While political scepticism is healthy in a democracy, there is perhaps a responsibility on political elites to promote a balanced view so that citizens can form a considered opinion. Indeed, elites can play a significant role through the adoption of pro‐ or anti‐European messages and platforms. But the rise of far‐right populist parties in Europe suggests that European elites have failed to convince many (particularly working class) voters that the EU is an organisation which benefits them.

At the time of writing, Brexit is imminent. But it is not at all clear that it has dealt a blow to European identity or to further integration, and there has been considerable ongoing debate about European identity and the European project—a key reason for the development of the RU EU? game, to enable students and other game players to explore the issue more widely. The 2018 Eurobarometer surveys show that support for EU membership is actually at its highest since the surveys began in 2007. Perhaps the complications and realities of the Brexit negotiations have persuaded the other twenty‐seven member states that they are better off staying where they are—and indeed the 2019 survey reports that 61 per cent of EU citizens agree that it is better to be inside than outside the EU. Many right‐wing parties have been successful in recent years, but would not necessarily support their country leaving the EU entirely. In any case, in the recent European elections, a big populist eurosceptic surge failed to happen and, although the centrist parties lost ground, the radical Greens were among the biggest winners.

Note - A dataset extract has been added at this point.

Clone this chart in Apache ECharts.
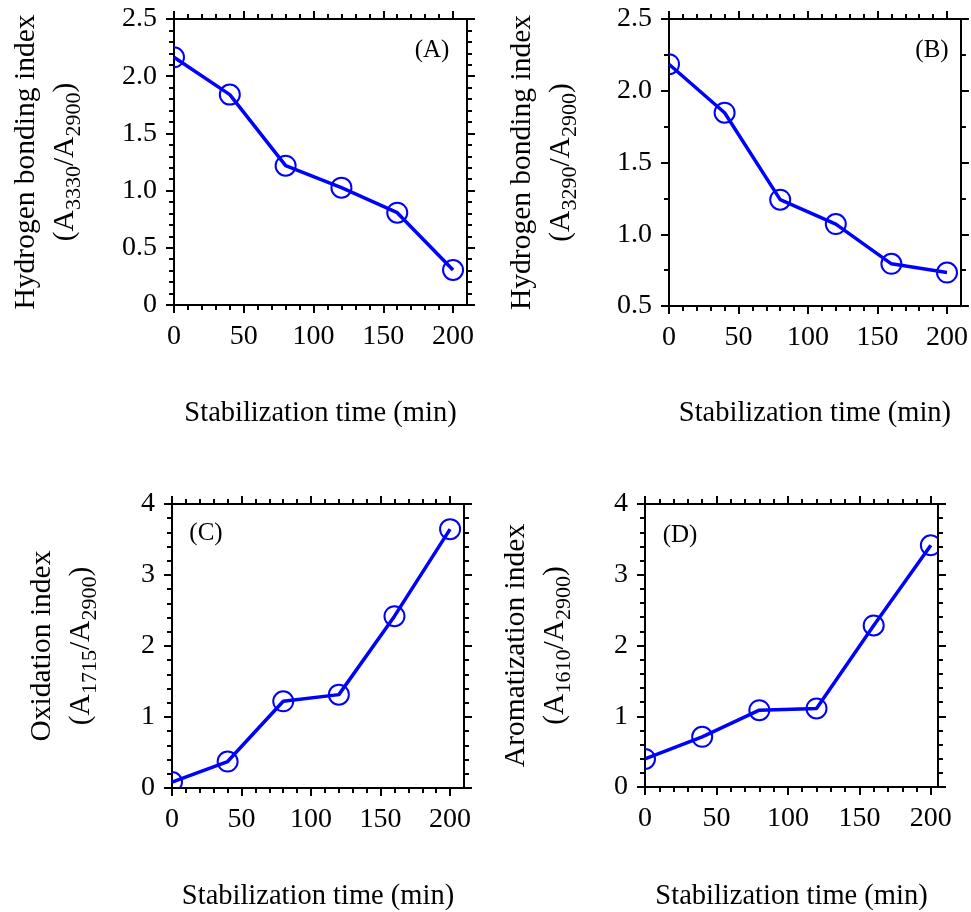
<!DOCTYPE html>
<html>
<head>
<meta charset="utf-8">
<style>
  html, body { margin: 0; padding: 0; background: #fff; }
  #chart { width: 971px; height: 912px; }
</style>
<script src="https://cdn.jsdelivr.net/npm/echarts@6/dist/echarts.min.js"></script>
</head>
<body>
<div id="chart"></div>
<script>
// ---- data ----
const timeMin = [0, 40, 80, 120, 160, 200];
const hbiA = [2.165, 1.839, 1.218, 1.026, 0.807, 0.306];
const hbiB = [2.185, 1.847, 1.241, 1.071, 0.794, 0.733];
const oxiC = [0.084, 0.373, 1.221, 1.315, 2.42, 3.646];
const aroD = [0.396, 0.709, 1.086, 1.11, 2.284, 3.417];
const xTicks = [0, 50, 100, 150, 200];
const panelLetters = ['(A)', '(B)', '(C)', '(D)'];
const xTitle = 'Stabilization time (min)';
const yTitles = ['Hydrogen bonding index', 'Hydrogen bonding index', 'Oxidation index', 'Aromatization index'];
const ySubs = [['3330', '2900'], ['3290', '2900'], ['1715', '2900'], ['1610', '2900']];

const FONT = 'Liberation Serif';
const BLUE = '#0000ff';

const panels = [
  { grid: { left: 174, top: 19, width: 293, height: 286 }, xMax: 210, yMin: 0, yMax: 2.5, yInt: 0.5, ySplit: 5, dec: 1, data: hbiA, nameGapY: 89, nameGapX: 94, letter: [432, 50] },
  { grid: { left: 669, top: 19, width: 293, height: 287 }, xMax: 210, yMin: 0.5, yMax: 2.5, yInt: 0.5, ySplit: 2, dec: 1, data: hbiB, nameGapY: 88, nameGapX: 93, letter: [932, 50] },
  { grid: { left: 172, top: 504, width: 292, height: 286 }, xMax: 210, yMin: 0, yMax: 4, yInt: 1, ySplit: 5, dec: 0, data: oxiC, nameGapY: 71, nameGapX: 94, letter: [206, 533] },
  { grid: { left: 645, top: 504, width: 293, height: 286 }, xMax: 205, yMin: 0, yMax: 4, yInt: 1, ySplit: 5, dec: 0, data: aroD, nameGapY: 70, nameGapX: 95, letter: [680, 535] }
];

const lineStyleAxis = { color: '#000', width: 2 };
const tickCommon = { show: true, inside: false, length: 8, lineStyle: { color: '#000', width: 2 } };
const minorCommon = (n) => ({ show: true, splitNumber: n, length: 5, lineStyle: { color: '#000', width: 2 } });

const grids = [], xAxes = [], yAxes = [], series = [], graphics = [];

panels.forEach((p, i) => {
  grids.push(Object.assign({ containLabel: false }, p.grid));
  const xBase = {
    type: 'value', gridIndex: i, min: 0, max: p.xMax, interval: 50,
    axisLine: { show: true, onZero: false, lineStyle: lineStyleAxis },
    axisTick: Object.assign({ customValues: xTicks }, tickCommon),
    minorTick: minorCommon(5),
    splitLine: { show: false }, minorSplitLine: { show: false }
  };
  xAxes.push(Object.assign({}, xBase, {
    position: 'bottom',
    name: xTitle, nameLocation: 'middle', nameGap: p.nameGapX,
    nameTextStyle: { fontFamily: FONT, fontSize: 28.5, color: '#000' },
    axisLabel: {
      show: true, customValues: xTicks, margin: 18, fontFamily: FONT, fontSize: 28, color: '#000',
      formatter: (v) => (xTicks.indexOf(v) >= 0 ? String(v) : '')
    }
  }));
  xAxes.push(Object.assign({}, xBase, { position: 'top', axisLabel: { show: false } }));

  const yBase = {
    type: 'value', gridIndex: i, min: p.yMin, max: p.yMax, interval: p.yInt,
    axisLine: { show: true, onZero: false, lineStyle: lineStyleAxis },
    axisTick: tickCommon,
    minorTick: minorCommon(p.ySplit),
    splitLine: { show: false }, minorSplitLine: { show: false }
  };
  const sub = ySubs[i];
  yAxes.push(Object.assign({}, yBase, {
    position: 'left',
    name: '{t|' + yTitles[i] + '}\n{t|(A}{s|' + sub[0] + '}{t|/A}{s|' + sub[1] + '}{t|)}',
    nameLocation: 'middle', nameRotate: 90, nameGap: p.nameGapY,
    nameTextStyle: {
      fontFamily: FONT, fontSize: 29.5, color: '#000',
      rich: {
        t: { fontFamily: FONT, fontSize: 29.5, lineHeight: 39, color: '#000' },
        s: { fontFamily: FONT, fontSize: 22, lineHeight: 14, verticalAlign: 'bottom', color: '#000' }
      }
    },
    axisLabel: {
      show: true, margin: 17, fontFamily: FONT, fontSize: 28, color: '#000',
      formatter: (v) => (v === 0 ? '0' : v.toFixed(p.dec))
    }
  }));
  yAxes.push(Object.assign({}, yBase, { position: 'right', axisLabel: { show: false } }));

  const pts = timeMin.map((t, k) => [t, p.data[k]]);
  series.push({
    type: 'line', xAxisIndex: 2 * i, yAxisIndex: 2 * i, data: pts,
    showSymbol: false, clip: true, silent: true,
    lineStyle: { color: BLUE, width: 3.5 }, z: 2
  });
  series.push({
    type: 'custom', xAxisIndex: 2 * i, yAxisIndex: 2 * i, data: pts, clip: true, silent: true, z: 3,
    renderItem: (params, api) => {
      const c = api.coord([api.value(0), api.value(1)]);
      const cs = params.coordSys;
      return {
        type: 'circle',
        shape: { cx: c[0], cy: c[1], r: 10 },
        style: { fill: 'none', stroke: BLUE, lineWidth: 2 },
        clipPath: { type: 'rect', shape: { x: cs.x, y: cs.y, width: cs.width, height: cs.height } }
      };
    }
  });
  graphics.push({
    type: 'text', x: p.letter[0], y: p.letter[1],
    style: { text: panelLetters[i], fontFamily: FONT, fontSize: 25, fill: '#000', align: 'center', verticalAlign: 'middle' }
  });
});

const chart = echarts.init(document.getElementById('chart'), null, { renderer: 'canvas' });
chart.setOption({
  animation: false,
  backgroundColor: '#fff',
  grid: grids,
  xAxis: xAxes,
  yAxis: yAxes,
  series: series,
  graphic: graphics
});
</script>
</body>
</html>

In some respects, the Brexit vote is not really about the EU at all, but represents what Calhoun calls a ‘mutiny against the cosmopolitan elite’. Elites may have accepted the European project and European identity, but ordinary people, particularly in the UK, have not been convinced. The EU may be bureaucratic and cumbersome, but it has defended human rights and addressed environmental issues, including climate change. The rise of the populist right suggests there are significant challenges to EU integration, and political elites need to do much more to convince ‘ordinary’ citizens that the EU is working for them. But recent surveys seem to indicate that, while Brexit may be regrettable, it will not, in the longer term, derail the development of a stronger European identity and may well have the opposite effect.